Lisez ce qu’ils en pensent avec un recul de quatre-vingt neuf ans.

Plus jamais ça disaient-ils, tous ceux qui en ont réchappé.

Bon sang, mais ça a bien continué, recommencé, resurgi et ça nous pend au nez comme une morve létale.
Que faire, que fait-on?

o0O0o

Sur cuk, l’humanisme n’est jamais loin sous la …pellicule.

Je crois important d’aller voir le point de vue d’en face, mais avec un biais, l’oeil de l’artiste.

Nous avons la chance d’avoir à Musée Maillol .
Elle regroupe des artistes allemands qui se sont retrouvés dans la tourmente de la guerre, l’ont décrite dans son horreur , tels Otto Dix ou encore Max Beckmann.

Allez voir cette expo, pour ceux qui le peuvent, et même qu’il y a un tarif réduit pour les moins de 16 ans, c’est presque moins violent que leurs jeux video.

Ils nous expliquent aussi la montée du nazisme dans la République de Weimar.

8 commentaires
1)
XXé
, le 21.11.2007 à 01:21

Que faire, que fait-on?

Réponse dans un prochain article ?…
:-(

Didier

PS : erreur dans le lien Musée Maillol : il y a cpm à la place de com.

2)
Leo_11
, le 21.11.2007 à 07:53

Mais il y a aussi notre Saint Martin incontournable en pays d’Ajoie…

3)
Eniotna
, le 21.11.2007 à 08:39

Mais il y a aussi notre Saint Martin incontournable en pays d’Ajoie…

Bien sûr, et dans le genre grande boucherie toute comparaison avec la Der des Ders serait sans doute déplacée.

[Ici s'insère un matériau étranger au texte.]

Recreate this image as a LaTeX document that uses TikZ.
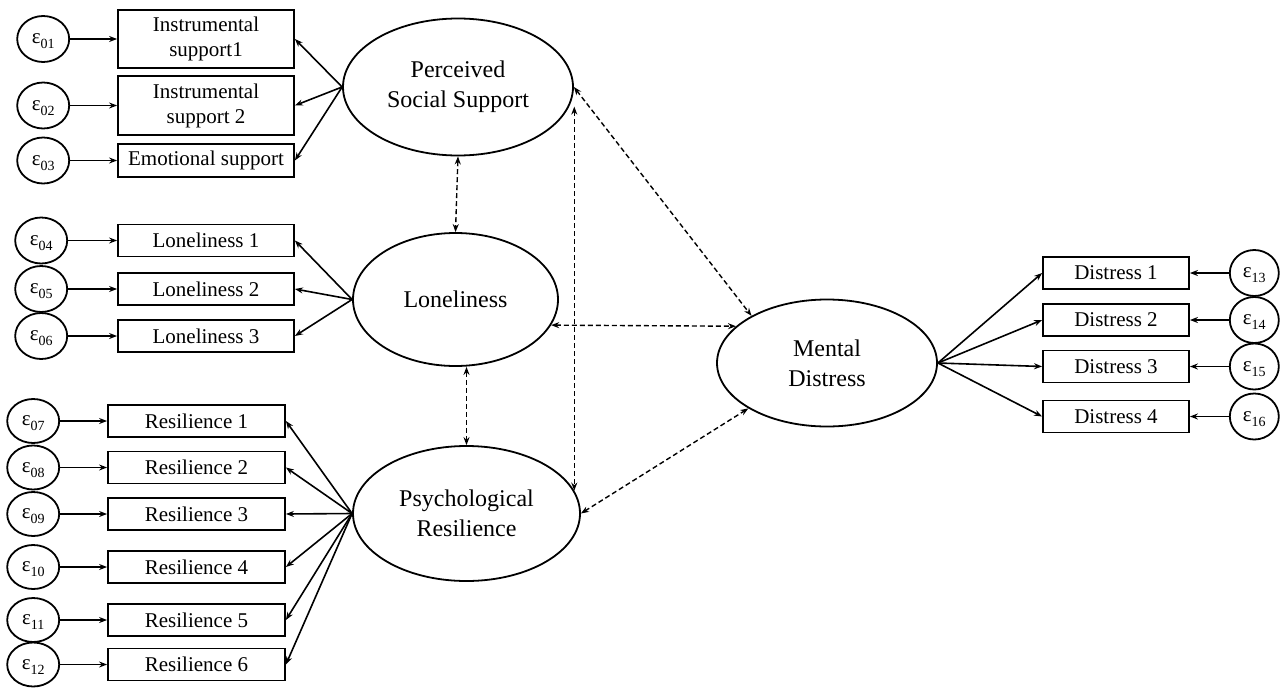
\documentclass[tikz,border=0pt]{standalone}
\usepackage{fontspec}
\setmainfont{Liberation Serif}
\usetikzlibrary{positioning,shapes.geometric,arrows.meta}
\newcommand{\errlabel}[1]{ε\raisebox{-5pt}[0pt][0pt]{\fontsize{14}{14}\selectfont #1}}

\begin{document}
\begin{tikzpicture}[x=1pt, y=-1pt, >={Stealth[length=8pt,width=6pt]},
		latent/.style={ellipse, draw=black, line width=1.8pt, inner sep=0pt, align=center, font=\fontsize{24}{30}\selectfont},
		item/.style={rectangle, draw=black, line width=1.8pt, inner sep=0pt, minimum height=32pt, align=center, font=\fontsize{21}{25}\selectfont},
		errvar/.style={ellipse, draw=black, line width=1.8pt, inner sep=0pt, minimum width=52pt, minimum height=46pt, font=\fontsize{21}{21}\selectfont},
		load/.style={line width=1.6pt, ->},
		corr/.style={line width=1.4pt, dash pattern=on 5pt off 3pt, <->}
	]
	\useasboundingbox (0,0) rectangle (1282,699);
	% latent variables
	\node[latent, minimum width=230pt, minimum height=137pt] (socsupport) at (458,87) {Perceived\\Social Support};
	\node[latent, minimum width=205pt, minimum height=133pt] (loneliness) at (455.5,299.5) {Loneliness};
	\node[latent, minimum width=227pt, minimum height=135pt] (resilience) at (466.5,513.5) {Psychological\\Resilience};
	\node[latent, minimum width=220pt, minimum height=127pt] (distress) at (827,363) {Mental\\Distress};
	% indicators
	\node[item, minimum width=176pt, minimum height=58pt] (instrone) at (206,39) {Instrumental\\support1};
	\node[item, minimum width=176pt, minimum height=59pt] (instrtwo) at (206,105.5) {Instrumental\\support 2};
	\node[item, minimum width=176pt, minimum height=33pt] (emotional) at (206,160.5) {Emotional support};
	\node[item, minimum width=176pt] (loneone) at (206,240.5) {Loneliness 1};
	\node[item, minimum width=176pt] (lonetwo) at (206,289) {Loneliness 2};
	\node[item, minimum width=176pt] (lonethree) at (206,336) {Loneliness 3};
	\node[item, minimum width=177pt] (resone) at (196.5,421) {Resilience 1};
	\node[item, minimum width=177pt] (restwo) at (196.5,467.5) {Resilience 2};
	\node[item, minimum width=177pt] (resthree) at (196.5,514) {Resilience 3};
	\node[item, minimum width=177pt] (resfour) at (196.5,567) {Resilience 4};
	\node[item, minimum width=177pt] (resfive) at (196.5,620) {Resilience 5};
	\node[item, minimum width=177pt] (ressix) at (196.5,664.5) {Resilience 6};
	\node[item, minimum width=146pt] (distone) at (1116,273) {Distress 1};
	\node[item, minimum width=146pt] (disttwo) at (1116,320) {Distress 2};
	\node[item, minimum width=146pt] (distthree) at (1116,366.5) {Distress 3};
	\node[item, minimum width=146pt] (distfour) at (1116,416.5) {Distress 4};
	% error terms
	\node[errvar] (eone) [left=47pt of instrone] {\errlabel{01}};
	\node[errvar] (etwo) [left=47pt of instrtwo] {\errlabel{02}};
	\node[errvar] (ethree) [left=47pt of emotional] {\errlabel{03}};
	\node[errvar] (efour) [left=49pt of loneone] {\errlabel{04}};
	\node[errvar] (efive) [left=49pt of lonetwo] {\errlabel{05}};
	\node[errvar] (esix) [left=49pt of lonethree] {\errlabel{06}};
	\node[errvar, minimum height=44pt] (eseven) [left=47pt of resone] {\errlabel{07}};
	\node[errvar, minimum height=44pt] (eeight) [left=47pt of restwo] {\errlabel{08}};
	\node[errvar, minimum height=44pt] (enine) [left=47pt of resthree] {\errlabel{09}};
	\node[errvar, minimum height=44pt] (eten) [left=47pt of resfour] {\errlabel{10}};
	\node[errvar, minimum height=44pt] (eeleven) [left=47pt of resfive] {\errlabel{11}};
	\node[errvar, minimum height=44pt] (etwelve) [left=47pt of ressix] {\errlabel{12}};
	\node[errvar, minimum width=49pt] (ethirteen) [right=39pt of distone] {\errlabel{13}};
	\node[errvar, minimum width=49pt] (efourteen) [right=39pt of disttwo] {\errlabel{14}};
	\node[errvar, minimum width=49pt] (efifteen) [right=39pt of distthree] {\errlabel{15}};
	\node[errvar, minimum width=49pt] (esixteen) [right=39pt of distfour] {\errlabel{16}};
	% error paths
	\draw[load] (eone) -- (eone -| instrone.west);
	\draw[load] (etwo) -- (etwo -| instrtwo.west);
	\draw[load] (ethree) -- (ethree -| emotional.west);
	\draw[load] (efour) -- (efour -| loneone.west);
	\draw[load] (efive) -- (efive -| lonetwo.west);
	\draw[load] (esix) -- (esix -| lonethree.west);
	\draw[load] (eseven) -- (eseven -| resone.west);
	\draw[load] (eeight) -- (eeight -| restwo.west);
	\draw[load] (enine) -- (enine -| resthree.west);
	\draw[load] (eten) -- (eten -| resfour.west);
	\draw[load] (eeleven) -- (eeleven -| resfive.west);
	\draw[load] (etwelve) -- (etwelve -| ressix.west);
	\draw[load] (ethirteen) -- (ethirteen -| distone.east);
	\draw[load] (efourteen) -- (efourteen -| disttwo.east);
	\draw[load] (efifteen) -- (efifteen -| distthree.east);
	\draw[load] (esixteen) -- (esixteen -| distfour.east);
	% loadings
	\draw[load] (socsupport.west) -- (instrone.east);
	\draw[load] (socsupport.west) -- (instrtwo.east);
	\draw[load] (socsupport.west) -- (emotional.east);
	\draw[load] (loneliness.west) -- (loneone.east);
	\draw[load] (loneliness.west) -- (lonetwo.east);
	\draw[load] (loneliness.west) -- (lonethree.east);
	\draw[load] (resilience.west) -- (resone.east);
	\draw[load] (resilience.west) -- (restwo.east);
	\draw[load] (resilience.west) -- (resthree.east);
	\draw[load] (resilience.west) -- (resfour.east);
	\draw[load] (resilience.west) -- (resfive.east);
	\draw[load] (resilience.west) -- (ressix.east);
	\draw[load] (distress.east) -- (distone.west);
	\draw[load] (distress.east) -- (disttwo.west);
	\draw[load] (distress.east) -- (distthree.west);
	\draw[load] (distress.east) -- (distfour.west);
	% covariances
	\coordinate (sstop) at (resilience.12 |- socsupport.-10);
	\draw[corr] (socsupport.south) -- (loneliness.north);
	\draw[corr] (loneliness.south -| resilience.north) -- (resilience.north);
	\draw[corr] (sstop) -- (resilience.12);
	\draw[corr] (socsupport.east) -- (distress.148);
	\draw[corr] (loneliness.-15) -- (distress.158);
	\draw[corr] (resilience.east) -- (distress.210);
\end{tikzpicture}
\end{document}
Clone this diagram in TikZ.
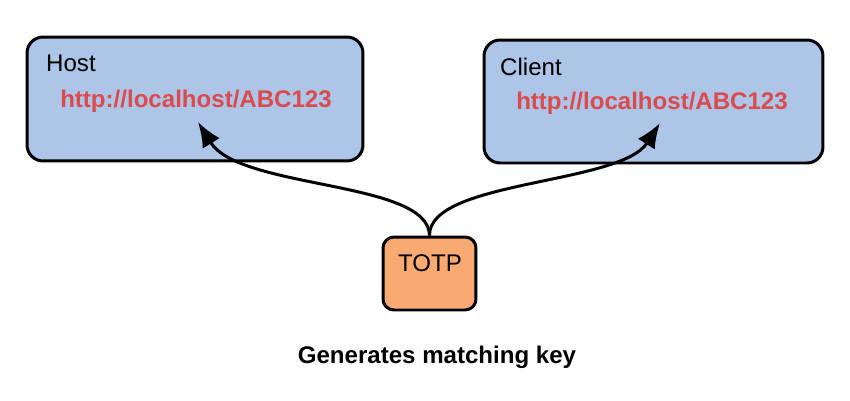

Quoique…

Sur le vif ça donne ça, quand on laisse la parole au héros de la fête.

Danse du ventre

Les brumes automnales qui étendent chaque année leurs longs doigts soyeux sur l’Ajoie annoncent l’imminence de la Saint-Martin, ces traditionnelles ripailles qui ont fait du cochon leur vedette. En lui, dit-on, tout est bon. Mais qu’en pense le principal intéressé? Se trouve-t-il de taille à séduire un gastronome?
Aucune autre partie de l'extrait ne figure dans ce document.